■ Exercise details ■
Write out the listing from the line with "Reproduce this chart with Observable Plot." to the line with "const data = categories.map((c, i)", both lines included, exactly and nothing beyond. Leave pictures out.

■ Data for this task ■

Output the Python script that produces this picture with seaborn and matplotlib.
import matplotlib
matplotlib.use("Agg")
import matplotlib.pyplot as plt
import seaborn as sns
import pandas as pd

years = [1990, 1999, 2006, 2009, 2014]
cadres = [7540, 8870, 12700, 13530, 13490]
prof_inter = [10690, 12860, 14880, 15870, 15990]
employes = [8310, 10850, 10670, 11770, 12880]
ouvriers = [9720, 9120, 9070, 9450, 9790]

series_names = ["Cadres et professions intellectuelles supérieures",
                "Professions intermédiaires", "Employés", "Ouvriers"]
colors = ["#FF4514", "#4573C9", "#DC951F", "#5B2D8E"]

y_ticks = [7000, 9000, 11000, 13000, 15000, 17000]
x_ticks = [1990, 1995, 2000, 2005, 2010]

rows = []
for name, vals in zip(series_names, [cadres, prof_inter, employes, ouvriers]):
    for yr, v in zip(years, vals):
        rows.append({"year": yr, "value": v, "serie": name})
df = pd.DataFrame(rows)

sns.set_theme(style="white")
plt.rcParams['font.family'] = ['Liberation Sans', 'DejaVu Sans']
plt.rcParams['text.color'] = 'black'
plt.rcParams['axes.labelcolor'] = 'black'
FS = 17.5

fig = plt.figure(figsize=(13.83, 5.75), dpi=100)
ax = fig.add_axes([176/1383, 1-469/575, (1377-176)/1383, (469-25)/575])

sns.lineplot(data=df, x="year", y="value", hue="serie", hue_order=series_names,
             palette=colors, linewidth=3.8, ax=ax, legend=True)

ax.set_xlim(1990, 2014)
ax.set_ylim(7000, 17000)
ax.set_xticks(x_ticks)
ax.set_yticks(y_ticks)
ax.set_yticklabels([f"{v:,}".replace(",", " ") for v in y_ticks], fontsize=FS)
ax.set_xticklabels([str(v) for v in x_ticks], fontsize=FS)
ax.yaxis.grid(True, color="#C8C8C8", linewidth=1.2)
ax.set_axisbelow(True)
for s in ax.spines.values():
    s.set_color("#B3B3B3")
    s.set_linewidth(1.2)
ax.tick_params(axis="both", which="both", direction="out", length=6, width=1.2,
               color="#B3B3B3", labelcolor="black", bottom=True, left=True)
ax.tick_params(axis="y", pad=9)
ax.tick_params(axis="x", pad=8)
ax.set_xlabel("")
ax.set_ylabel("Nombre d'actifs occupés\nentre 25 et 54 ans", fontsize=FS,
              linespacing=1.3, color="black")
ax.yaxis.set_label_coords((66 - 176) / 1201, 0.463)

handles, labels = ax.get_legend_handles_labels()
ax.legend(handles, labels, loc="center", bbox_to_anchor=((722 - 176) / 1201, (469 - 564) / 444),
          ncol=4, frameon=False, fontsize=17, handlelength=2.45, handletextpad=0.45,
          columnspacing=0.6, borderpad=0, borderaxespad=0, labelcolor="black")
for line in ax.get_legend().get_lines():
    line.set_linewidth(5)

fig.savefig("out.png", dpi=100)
---
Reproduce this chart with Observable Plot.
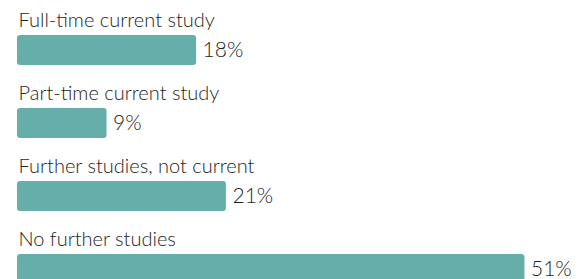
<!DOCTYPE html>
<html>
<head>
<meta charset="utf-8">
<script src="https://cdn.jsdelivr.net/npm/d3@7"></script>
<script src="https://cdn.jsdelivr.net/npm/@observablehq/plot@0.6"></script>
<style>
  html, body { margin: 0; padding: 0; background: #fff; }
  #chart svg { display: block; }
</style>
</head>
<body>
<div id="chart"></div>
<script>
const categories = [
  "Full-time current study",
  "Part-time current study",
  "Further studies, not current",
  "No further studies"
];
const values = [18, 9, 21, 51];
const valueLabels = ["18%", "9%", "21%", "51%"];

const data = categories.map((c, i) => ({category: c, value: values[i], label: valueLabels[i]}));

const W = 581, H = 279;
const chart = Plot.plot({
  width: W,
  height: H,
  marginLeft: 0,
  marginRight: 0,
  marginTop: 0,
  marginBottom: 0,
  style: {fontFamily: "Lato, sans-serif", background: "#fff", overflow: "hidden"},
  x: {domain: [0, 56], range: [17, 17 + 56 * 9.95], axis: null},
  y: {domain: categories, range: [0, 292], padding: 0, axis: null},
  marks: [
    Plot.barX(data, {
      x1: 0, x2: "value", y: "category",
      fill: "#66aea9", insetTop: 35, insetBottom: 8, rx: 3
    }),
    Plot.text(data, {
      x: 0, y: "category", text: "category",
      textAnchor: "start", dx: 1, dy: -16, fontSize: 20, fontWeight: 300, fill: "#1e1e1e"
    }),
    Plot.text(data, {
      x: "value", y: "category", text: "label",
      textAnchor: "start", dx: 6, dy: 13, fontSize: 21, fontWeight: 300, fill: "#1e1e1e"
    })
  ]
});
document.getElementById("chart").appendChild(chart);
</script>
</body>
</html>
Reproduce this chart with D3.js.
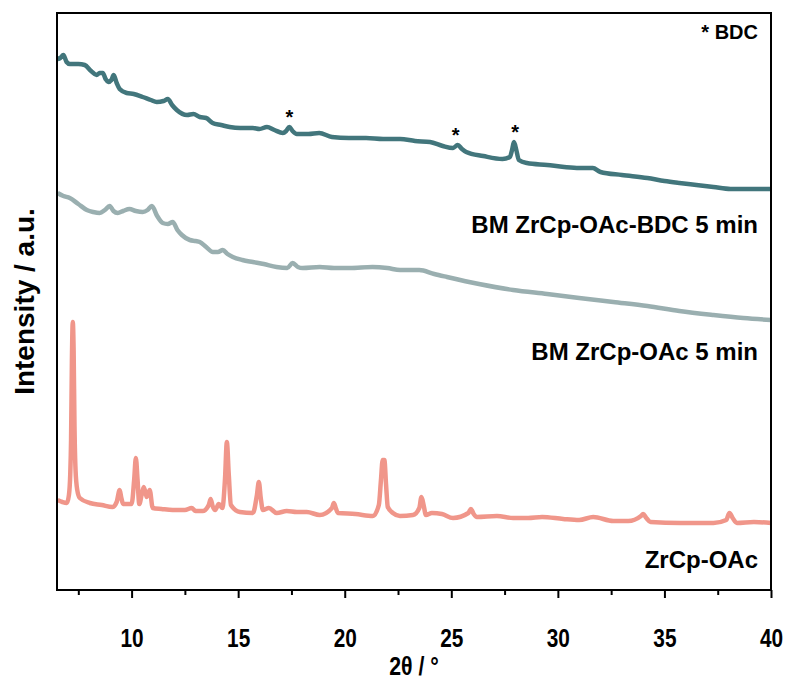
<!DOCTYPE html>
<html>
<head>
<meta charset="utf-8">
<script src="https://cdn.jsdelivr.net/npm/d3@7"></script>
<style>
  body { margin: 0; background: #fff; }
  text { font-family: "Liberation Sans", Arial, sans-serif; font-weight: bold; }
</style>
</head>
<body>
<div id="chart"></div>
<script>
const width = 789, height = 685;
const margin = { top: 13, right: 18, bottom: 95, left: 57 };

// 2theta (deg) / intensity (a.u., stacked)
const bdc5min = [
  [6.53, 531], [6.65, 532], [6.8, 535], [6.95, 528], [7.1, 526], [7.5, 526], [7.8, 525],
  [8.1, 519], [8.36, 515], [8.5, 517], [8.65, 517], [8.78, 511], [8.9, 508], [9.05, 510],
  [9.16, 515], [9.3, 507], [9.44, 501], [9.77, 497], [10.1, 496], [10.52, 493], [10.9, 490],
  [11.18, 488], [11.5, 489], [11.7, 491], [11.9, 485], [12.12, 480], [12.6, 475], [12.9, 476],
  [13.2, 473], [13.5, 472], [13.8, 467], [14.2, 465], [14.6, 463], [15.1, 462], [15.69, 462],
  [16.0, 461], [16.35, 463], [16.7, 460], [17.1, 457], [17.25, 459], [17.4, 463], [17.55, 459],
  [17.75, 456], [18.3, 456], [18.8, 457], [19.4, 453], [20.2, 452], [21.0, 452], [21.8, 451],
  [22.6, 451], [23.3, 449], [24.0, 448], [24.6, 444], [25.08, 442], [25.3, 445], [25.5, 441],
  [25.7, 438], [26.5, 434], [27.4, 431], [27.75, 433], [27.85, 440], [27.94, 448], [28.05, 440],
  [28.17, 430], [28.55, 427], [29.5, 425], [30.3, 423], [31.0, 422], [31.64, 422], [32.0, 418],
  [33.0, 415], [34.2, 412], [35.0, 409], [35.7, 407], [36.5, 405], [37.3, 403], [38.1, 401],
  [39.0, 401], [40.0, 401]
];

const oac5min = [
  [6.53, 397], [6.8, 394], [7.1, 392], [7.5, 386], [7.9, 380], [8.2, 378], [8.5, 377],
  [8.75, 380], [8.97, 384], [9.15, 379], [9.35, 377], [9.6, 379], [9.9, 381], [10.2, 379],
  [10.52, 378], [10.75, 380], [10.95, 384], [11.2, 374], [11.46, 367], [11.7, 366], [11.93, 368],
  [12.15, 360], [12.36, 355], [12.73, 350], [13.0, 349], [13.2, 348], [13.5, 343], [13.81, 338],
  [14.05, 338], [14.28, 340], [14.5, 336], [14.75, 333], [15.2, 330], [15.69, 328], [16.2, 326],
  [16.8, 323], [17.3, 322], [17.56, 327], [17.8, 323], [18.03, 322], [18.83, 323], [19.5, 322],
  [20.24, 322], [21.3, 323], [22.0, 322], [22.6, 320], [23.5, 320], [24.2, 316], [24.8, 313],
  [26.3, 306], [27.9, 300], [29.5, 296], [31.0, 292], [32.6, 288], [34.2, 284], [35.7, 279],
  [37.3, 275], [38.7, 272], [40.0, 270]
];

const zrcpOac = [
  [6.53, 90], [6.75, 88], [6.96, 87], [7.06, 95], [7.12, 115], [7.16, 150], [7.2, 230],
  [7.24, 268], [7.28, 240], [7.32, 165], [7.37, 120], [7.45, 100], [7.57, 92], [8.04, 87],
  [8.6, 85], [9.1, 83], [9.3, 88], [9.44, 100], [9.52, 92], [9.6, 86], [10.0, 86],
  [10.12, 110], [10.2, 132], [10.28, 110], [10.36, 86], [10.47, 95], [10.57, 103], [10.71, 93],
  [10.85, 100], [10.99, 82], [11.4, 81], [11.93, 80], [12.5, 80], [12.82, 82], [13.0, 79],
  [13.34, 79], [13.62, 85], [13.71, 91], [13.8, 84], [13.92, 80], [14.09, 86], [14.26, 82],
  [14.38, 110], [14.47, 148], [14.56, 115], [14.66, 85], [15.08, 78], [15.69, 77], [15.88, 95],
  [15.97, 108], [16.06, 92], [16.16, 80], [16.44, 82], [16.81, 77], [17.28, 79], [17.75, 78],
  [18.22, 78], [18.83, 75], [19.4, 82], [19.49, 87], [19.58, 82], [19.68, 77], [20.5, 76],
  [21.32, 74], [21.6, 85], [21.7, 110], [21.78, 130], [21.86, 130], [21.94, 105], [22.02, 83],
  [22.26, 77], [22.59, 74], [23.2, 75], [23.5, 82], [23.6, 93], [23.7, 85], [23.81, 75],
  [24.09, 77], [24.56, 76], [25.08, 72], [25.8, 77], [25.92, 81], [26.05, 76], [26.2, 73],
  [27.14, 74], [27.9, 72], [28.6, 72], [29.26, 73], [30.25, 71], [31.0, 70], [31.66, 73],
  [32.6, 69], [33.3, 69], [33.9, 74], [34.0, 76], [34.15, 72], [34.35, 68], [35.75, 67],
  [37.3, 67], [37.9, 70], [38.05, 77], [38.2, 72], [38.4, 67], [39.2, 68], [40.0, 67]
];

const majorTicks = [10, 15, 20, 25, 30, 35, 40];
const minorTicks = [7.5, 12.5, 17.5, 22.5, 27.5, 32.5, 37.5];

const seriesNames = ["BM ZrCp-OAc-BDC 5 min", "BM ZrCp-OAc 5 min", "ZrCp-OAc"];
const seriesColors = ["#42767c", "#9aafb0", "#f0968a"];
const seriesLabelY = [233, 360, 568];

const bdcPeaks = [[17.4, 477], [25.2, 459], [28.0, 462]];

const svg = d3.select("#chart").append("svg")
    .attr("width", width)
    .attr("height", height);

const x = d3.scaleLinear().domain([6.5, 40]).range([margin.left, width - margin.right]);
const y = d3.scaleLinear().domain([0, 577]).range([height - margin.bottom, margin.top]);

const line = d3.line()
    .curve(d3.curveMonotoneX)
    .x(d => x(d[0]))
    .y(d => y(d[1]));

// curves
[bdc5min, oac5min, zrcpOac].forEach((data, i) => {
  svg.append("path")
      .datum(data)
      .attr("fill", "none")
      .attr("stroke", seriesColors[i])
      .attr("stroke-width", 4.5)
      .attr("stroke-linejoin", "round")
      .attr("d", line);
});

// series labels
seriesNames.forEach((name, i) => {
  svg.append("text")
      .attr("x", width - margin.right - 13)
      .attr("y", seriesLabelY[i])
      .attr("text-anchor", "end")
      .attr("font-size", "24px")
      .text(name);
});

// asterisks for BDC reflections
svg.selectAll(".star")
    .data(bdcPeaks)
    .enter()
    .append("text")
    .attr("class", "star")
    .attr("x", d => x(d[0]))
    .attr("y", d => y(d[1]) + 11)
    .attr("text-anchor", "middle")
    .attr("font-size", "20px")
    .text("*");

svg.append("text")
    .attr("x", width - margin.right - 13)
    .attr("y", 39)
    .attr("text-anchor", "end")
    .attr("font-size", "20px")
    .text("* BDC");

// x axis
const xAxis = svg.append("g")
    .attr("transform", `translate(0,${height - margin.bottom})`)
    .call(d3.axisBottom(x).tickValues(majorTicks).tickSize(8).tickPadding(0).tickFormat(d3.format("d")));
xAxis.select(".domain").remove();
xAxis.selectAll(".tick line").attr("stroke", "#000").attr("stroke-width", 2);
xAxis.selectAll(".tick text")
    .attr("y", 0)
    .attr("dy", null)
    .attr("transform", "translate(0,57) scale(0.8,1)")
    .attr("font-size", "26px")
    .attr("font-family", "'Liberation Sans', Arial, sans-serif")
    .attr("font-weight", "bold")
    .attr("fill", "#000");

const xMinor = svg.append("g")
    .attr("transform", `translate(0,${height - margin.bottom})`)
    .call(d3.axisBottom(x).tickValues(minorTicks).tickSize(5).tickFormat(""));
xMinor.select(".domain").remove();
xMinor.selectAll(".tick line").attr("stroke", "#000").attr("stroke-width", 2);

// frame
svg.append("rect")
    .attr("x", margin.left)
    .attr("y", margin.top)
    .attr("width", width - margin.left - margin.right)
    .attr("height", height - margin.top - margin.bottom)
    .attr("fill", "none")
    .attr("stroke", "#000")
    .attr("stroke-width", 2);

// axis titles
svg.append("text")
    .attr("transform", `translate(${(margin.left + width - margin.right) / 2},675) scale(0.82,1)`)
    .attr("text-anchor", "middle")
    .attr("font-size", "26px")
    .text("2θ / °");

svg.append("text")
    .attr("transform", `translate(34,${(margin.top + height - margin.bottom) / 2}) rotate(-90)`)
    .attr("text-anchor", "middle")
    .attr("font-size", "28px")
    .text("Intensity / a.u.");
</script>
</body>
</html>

■ Finished answer ■
Reproduce this chart with Observable Plot.
<!DOCTYPE html>
<html>
<head>
<meta charset="utf-8">
<script src="https://cdn.jsdelivr.net/npm/d3@7"></script>
<script src="https://cdn.jsdelivr.net/npm/@observablehq/plot@0.6"></script>
<style>
  html, body { margin: 0; padding: 0; background: #fff; }
  #chart svg { display: block; }
</style>
</head>
<body>
<div id="chart"></div>
<script>
const categories = [
  "Full-time current study",
  "Part-time current study",
  "Further studies, not current",
  "No further studies"
];
const values = [18, 9, 21, 51];
const valueLabels = ["18%", "9%", "21%", "51%"];

const data = categories.map((c, i) => ({category: c, value: values[i], label: valueLabels[i]}));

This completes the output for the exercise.